This weekend I had the great opportunity to go to the Springfield Jazz Festival. Blues to Green Inc. made this free festival possible so that people of many different communities could unite in the urban center of Western Massachusetts to share their love for music and art, thus spreading a more positive image of the greater Springfield area.
|Dr. Lonnie Smith|
I had the good fortune to see the Jeff Holmes Quartet with Dawning Holmes, Elan Trotman, Avery Sharpe and the New England Gospel Choir with Angel Rose & Charles Neville and Big Chief Donald Harrison with special guest Dr. Lonnie Smith.
Get on up - Springfield Jazz Festival
The Springfield Jazz Festival, much like the Cambridge Jazz Festival I recently attended, was truly family friendly. With an art tent, plenty of food vendors, festival merchandise and other community businesses, you could listen to the music while walking around the beautiful downtown area. There was a main stage, as well as a community stage in a neighboring church, highlighting local talent as well as national acts.
|Jeff Holmes Quartet|
The first act I caught was the Jeff Holmes Quartet with Dawning Holmes. Jeff Holmes is a professor of music and the director of jazz and African-American music studies at UMass Amherst. Blending original music with a classic setup, Holmes' band reminded me a bit of saxophonist Michael Brecker's groups.
Watch Michael Brecker play, "Softly As In A Morning Sunrise":
|Wofa African Drum|
In-between the musical acts there were performances by the Movement Project and Wofa African Drum and Dance ensemble in Springfield's Court Square. The Movement Project is a nonprofit that helps local kids dance, play instruments, take fitness classes and perform to led happier, healthier lives. It is always nice to see the intersection between music and dance, and how they truly go together.

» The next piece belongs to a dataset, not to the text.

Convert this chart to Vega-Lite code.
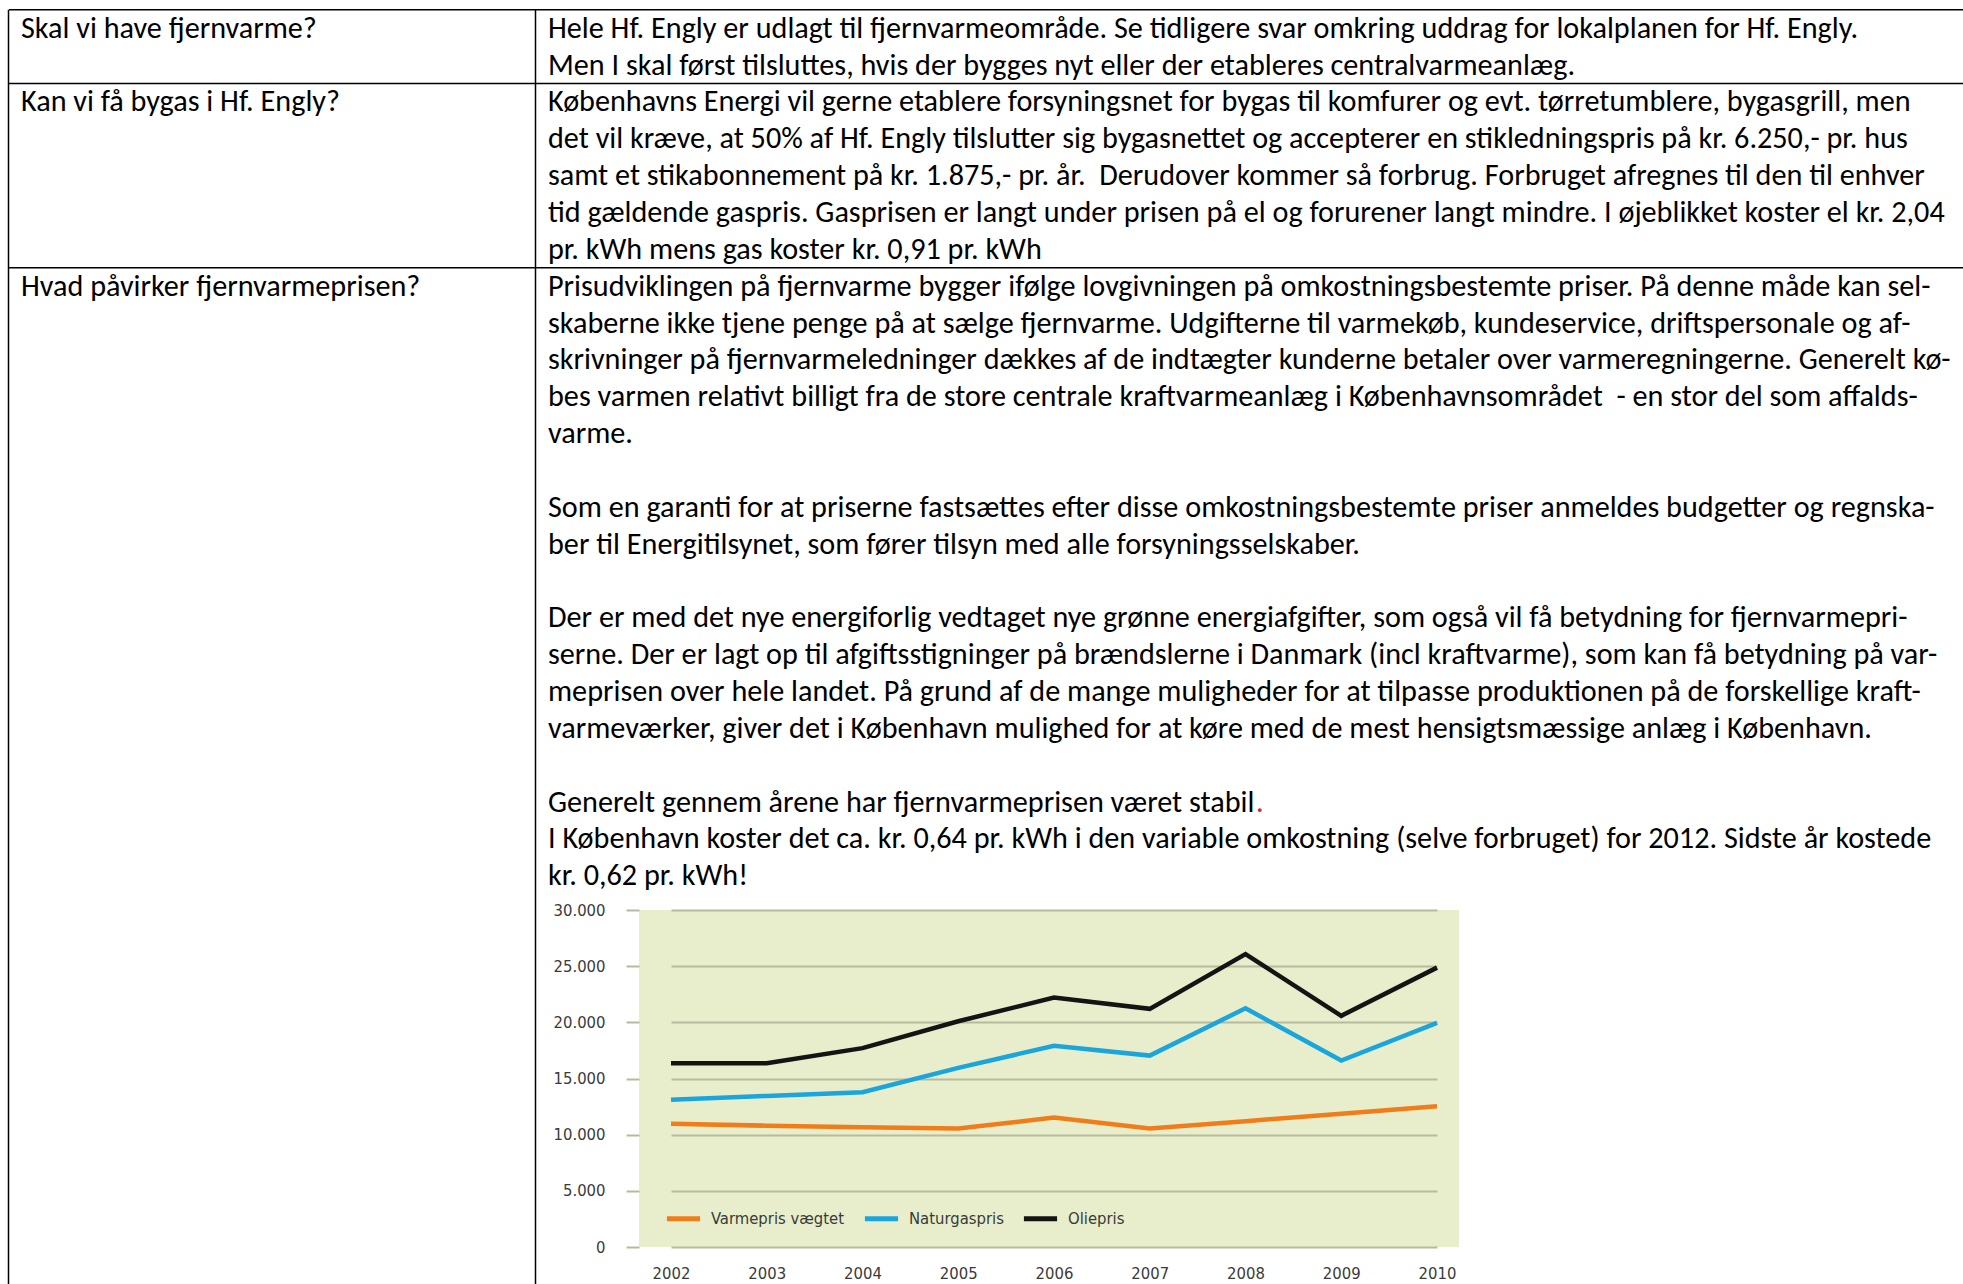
{
  "$schema": "https://vega.github.io/schema/vega-lite/v6.json",
  "width": 820,
  "height": 337,
  "autosize": {"type": "none"},
  "padding": {"left": 639, "top": 910, "right": 504, "bottom": 37},
  "background": "white",
  "config": {"view": {"fill": "#e8eecb", "stroke": null}},
  "datasets": {
    "prices": [
      {"year": 2002, "series": "Varmepris vægtet", "value": 10970},
      {"year": 2003, "series": "Varmepris vægtet", "value": 10800},
      {"year": 2004, "series": "Varmepris vægtet", "value": 10650},
      {"year": 2005, "series": "Varmepris vægtet", "value": 10550},
      {"year": 2006, "series": "Varmepris vægtet", "value": 11520},
      {"year": 2007, "series": "Varmepris vægtet", "value": 10560},
      {"year": 2008, "series": "Varmepris vægtet", "value": 11200},
      {"year": 2009, "series": "Varmepris vægtet", "value": 11870},
      {"year": 2010, "series": "Varmepris vægtet", "value": 12540},
      {"year": 2002, "series": "Naturgaspris", "value": 13100},
      {"year": 2003, "series": "Naturgaspris", "value": 13450},
      {"year": 2004, "series": "Naturgaspris", "value": 13780},
      {"year": 2005, "series": "Naturgaspris", "value": 15950},
      {"year": 2006, "series": "Naturgaspris", "value": 17910},
      {"year": 2007, "series": "Naturgaspris", "value": 17040},
      {"year": 2008, "series": "Naturgaspris", "value": 21250},
      {"year": 2009, "series": "Naturgaspris", "value": 16600},
      {"year": 2010, "series": "Naturgaspris", "value": 19950},
      {"year": 2002, "series": "Oliepris", "value": 16350},
      {"year": 2003, "series": "Oliepris", "value": 16350},
      {"year": 2004, "series": "Oliepris", "value": 17700},
      {"year": 2005, "series": "Oliepris", "value": 20100},
      {"year": 2006, "series": "Oliepris", "value": 22200},
      {"year": 2007, "series": "Oliepris", "value": 21200},
      {"year": 2008, "series": "Oliepris", "value": 26080},
      {"year": 2009, "series": "Oliepris", "value": 20580},
      {"year": 2010, "series": "Oliepris", "value": 24870}
    ],
    "rows": [
      {"first": 0, "col": "q", "text": "Skal vi have fjernvarme?"},
      {"first": 2, "col": "q", "text": "Kan vi få bygas i Hf. Engly?"},
      {"first": 7, "col": "q", "text": "Hvad påvirker fjernvarmeprisen?"}
    ],
    "columns": [{"col": "q"}, {"col": "a"}],
    "accent": [
      {"col": "a", "line": 21, "text": "."}
    ],
    "doc": [
      {"col": "a", "line": 0, "text": "Hele Hf. Engly er udlagt til fjernvarmeområde. Se tidligere svar omkring uddrag for lokalplanen for Hf. Engly."},
      {"col": "a", "line": 1, "text": "Men I skal først tilsluttes, hvis der bygges nyt eller der etableres centralvarmeanlæg."},
      {"col": "a", "line": 2, "text": "Københavns Energi vil gerne etablere forsyningsnet for bygas til komfurer og evt. tørretumblere, bygasgrill, men"},
      {"col": "a", "line": 3, "text": "det vil kræve, at 50% af Hf. Engly tilslutter sig bygasnettet og accepterer en stikledningspris på kr. 6.250,- pr. hus"},
      {"col": "a", "line": 4, "text": "samt et stikabonnement på kr. 1.875,- pr. år.\u00a0 Derudover kommer så forbrug. Forbruget afregnes til den til enhver"},
      {"col": "a", "line": 5, "text": "tid gældende gaspris. Gasprisen er langt under prisen på el og forurener langt mindre. I øjeblikket koster el kr. 2,04"},
      {"col": "a", "line": 6, "text": "pr. kWh mens gas koster kr. 0,91 pr. kWh"},
      {"col": "a", "line": 7, "text": "Prisudviklingen på fjernvarme bygger ifølge lovgivningen på omkostningsbestemte priser. På denne måde kan sel-"},
      {"col": "a", "line": 8, "text": "skaberne ikke tjene penge på at sælge fjernvarme. Udgifterne til varmekøb, kundeservice, driftspersonale og af-"},
      {"col": "a", "line": 9, "text": "skrivninger på fjernvarmeledninger dækkes af de indtægter kunderne betaler over varmeregningerne. Generelt kø-"},
      {"col": "a", "line": 10, "text": "bes varmen relativt billigt fra de store centrale kraftvarmeanlæg i Københavnsområdet\u00a0 - en stor del som affalds-"},
      {"col": "a", "line": 11, "text": "varme."},
      {"col": "a", "line": 13, "text": "Som en garanti for at priserne fastsættes efter disse omkostningsbestemte priser anmeldes budgetter og regnska-"},
      {"col": "a", "line": 14, "text": "ber til Energitilsynet, som fører tilsyn med alle forsyningsselskaber."},
      {"col": "a", "line": 16, "text": "Der er med det nye energiforlig vedtaget nye grønne energiafgifter, som også vil få betydning for fjernvarmepri-"},
      {"col": "a", "line": 17, "text": "serne. Der er lagt op til afgiftsstigninger på brændslerne i Danmark (incl kraftvarme), som kan få betydning på var-"},
      {"col": "a", "line": 18, "text": "meprisen over hele landet. På grund af de mange muligheder for at tilpasse produktionen på de forskellige kraft-"},
      {"col": "a", "line": 19, "text": "varmeværker, giver det i København mulighed for at køre med de mest hensigtsmæssige anlæg i København."},
      {"col": "a", "line": 21, "text": "Generelt gennem årene har fjernvarmeprisen været stabil"},
      {"col": "a", "line": 22, "text": "I København koster det ca. kr. 0,64 pr. kWh i den variable omkostning (selve forbruget) for 2012. Sidste år kostede"},
      {"col": "a", "line": 23, "text": "kr. 0,62 pr. kWh!"}
    ]
  },
  "layer": [
    {
      "data": {"name": "prices"},
      "mark": {"type": "line", "strokeWidth": 4.5, "strokeJoin": "miter"},
      "encoding": {
        "x": {
          "field": "year", "type": "ordinal",
          "scale": {"type": "point", "range": [32, 798], "padding": 0},
          "axis": {"title": null, "domain": false, "ticks": false, "grid": false, "labelAngle": 0, "labelPadding": 18,
                   "labelFont": "Liberation Sans Narrow, DejaVu Sans Condensed, sans-serif", "labelFontSize": 16.5, "labelColor": "#3a3a3a"}
        },
        "y": {
          "field": "value", "type": "quantitative",
          "scale": {"domain": [0, 30000], "nice": false},
          "axis": {"title": null, "values": [0, 5000, 10000, 15000, 20000, 25000, 30000],
                   "labelExpr": "replace(format(datum.value, ',d'), ',', '.')",
                   "domain": false, "ticks": true, "tickSize": 13, "tickColor": "#b6bb9e", "tickWidth": 2,
                   "grid": true, "gridColor": "#b6bb9e", "gridWidth": 2, "labelPadding": 21,
                   "labelFont": "Liberation Sans Narrow, DejaVu Sans Condensed, sans-serif", "labelFontSize": 16.5, "labelColor": "#3a3a3a"}
        },
        "color": {
          "field": "series", "type": "nominal",
          "scale": {"domain": ["Varmepris vægtet", "Naturgaspris", "Oliepris"], "range": ["#f07d1a", "#1aa6dc", "#141414"]},
          "legend": {"title": null, "orient": "none", "legendX": 25, "legendY": 289, "direction": "horizontal",
                     "symbolType": "stroke", "symbolStrokeWidth": 5, "symbolSize": 1100, "columnPadding": 9, "labelOffset": 8, "padding": 0,
                     "labelFont": "Liberation Sans Narrow, DejaVu Sans Condensed, sans-serif", "labelFontSize": 16.5, "labelColor": "#3a3a3a"}
        }
      }
    },
    {
      "layer": [
        {
          "data": {"name": "accent"},
          "mark": {"type": "text", "align": "left", "baseline": "middle", "fontSize": 30.2, "font": "Carlito, Lato, sans-serif", "color": "#e0201b", "dx": 708},
          "encoding": {
            "x": {"field": "col", "type": "nominal", "scale": {"type": "point", "domain": ["q", "a"], "range": [-618, -91], "padding": 0}, "axis": null},
            "y": {"field": "line", "type": "quantitative", "scale": {"domain": [0, 23], "range": [-881.2, -33.7], "nice": false, "zero": false}, "axis": null},
            "text": {"field": "text"}
          }
        },
        {
          "data": {"name": "doc"},
          "mark": {"type": "text", "align": "left", "baseline": "middle", "fontSize": 30.2, "font": "Carlito, Lato, sans-serif", "color": "#000000"},
          "encoding": {
            "x": {"field": "col", "type": "nominal", "axis": null},
            "y": {"field": "line", "type": "quantitative", "axis": null},
            "text": {"field": "text"}
          }
        },
        {
          "data": {"name": "rows"},
          "mark": {"type": "text", "align": "left", "baseline": "middle", "fontSize": 30.2, "font": "Carlito, Lato, sans-serif", "color": "#000000"},
          "encoding": {
            "x": {"field": "col", "type": "nominal", "axis": null},
            "y": {"field": "first", "type": "quantitative", "axis": null},
            "text": {"field": "text"}
          }
        },
        {
          "data": {"name": "rows"},
          "mark": {"type": "rule", "color": "#000000", "strokeWidth": 1.5, "xOffset": -12, "x2Offset": 1420, "yOffset": -19},
          "encoding": {
            "x": {"datum": "q", "type": "nominal", "axis": null},
            "x2": {"datum": "a"},
            "y": {"field": "first", "type": "quantitative", "axis": null}
          }
        },
        {
          "data": {"name": "columns"},
          "mark": {"type": "rule", "color": "#000000", "strokeWidth": 1.5, "xOffset": -12.5, "yOffset": -19, "y2Offset": 420},
          "encoding": {
            "x": {"field": "col", "type": "nominal", "axis": null},
            "y": {"datum": 0, "type": "quantitative", "axis": null},
            "y2": {"datum": 23}
          }
        }
      ]
    }
  ],
  "resolve": {"scale": {"x": "independent", "y": "independent"}, "axis": {"x": "independent", "y": "independent"}}
}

Afterwards, saxophonist Elan Trotman melded music from his native Barbados with jazz. Trotman exhibited a variety of influences, playing everything from original music to Ed Sheeran's "We Found Love" and Sonny Rollins' "Don't Stop the Carnival".
Watch Sonny Rollins play, "Don't Stop the Carnival":
Trotman's blend of Barbados music with jazz and pop created an array of catchy, danceable songs. Trotman's full, warm tone blended with the steel drums in his band to take the audience to the islands. Showcasing the Barbados sound, Trotman's original, "Funkalypso" blended funk and calypso music.
Watch Elan Trotman play, "Funkalypso":
|Avery Sharpe and Charles Neville|
Bassist Avery Sharpe has played with countless jazz legends, from Wynton Marsalis to Pat Metheny and McCoy Tyner. What's even more exciting is that Sharpe grew up in Springfield, MA. Before his group played, the mayor honored him by declaring August 8th Avery Sharpe day in the city of Springfield. This honor was touching to witness, and surely inspired countless people in the audience to see a homegrown legend.
Watch Sharpe play with McCoy Tyner:
|Angel Rose and the New England Gospel Choir|
For his set, Sharpe was joined by the New England Gospel Choir, vocalist Angel Rose and saxophonist Charles Neville to share his most recent project, "Sharpe meets Tharpe", a salute to gospel singer, Rosetta Tharpe. A standout of his set, Sharpe rearranged "Down By The Riverside" from a major key to a minor key, lending a solemn nature to the spiritual. Rose stunned the audience with a passionate rendition of Tharpe's "Up Above My Head" with call and response between the choir.
Listen to Sister Rosetta Tharpe sing, "Down By The Riverside":
Big Chief Donald Harrison is a jazz saxophonist, singer, actor, teacher and mentor that developed "nouveau swing", a combination of "Afro-New Orleans" style, R&B, hip hop, soul, rock and jazz. This 'catch all' term, however, didn't describe the sheer energy, power and fun Harrison brought to the stage, spontaneously bursting into a rendition of James Brown's "Get On Up".
Listen to James Brown sing "Get On Up":
Watch Donald Harrison play, "Watermelon Man":
|Dr. Lonnie Smith|
Organist, Dr. Lonnie Smith, joined Harrison after a couple songs, kicking it off with the standard "I've Never Been In Love Before". Smith is a Hammond-B3 legend, having played 'soul jazz' with George Benson and Lou Donaldson among others. An accordionist even joined the group for a couple of songs, bringing an entirely new sound to the music, surprisingly blending well with the timbre of the organ.
Watch Dr. Lonnie Smith play, "In The Beginning":
Harrison and Smith interacted with the audience by getting everyone to dance regardless of who they were or where they were from. Springfield was on its feet dancing the evening away!
What was so beautiful about the Springfield Jazz Festival was that the people were so friendly and welcoming. Springfield, and Massachusetts as a state, has a lot of music, jazz and beyond, with some very strong communities. Whether the crowd was dancing during Donald Harrison's rendition of "Get on up" or embracing old and new friends, the sense of unity was golden.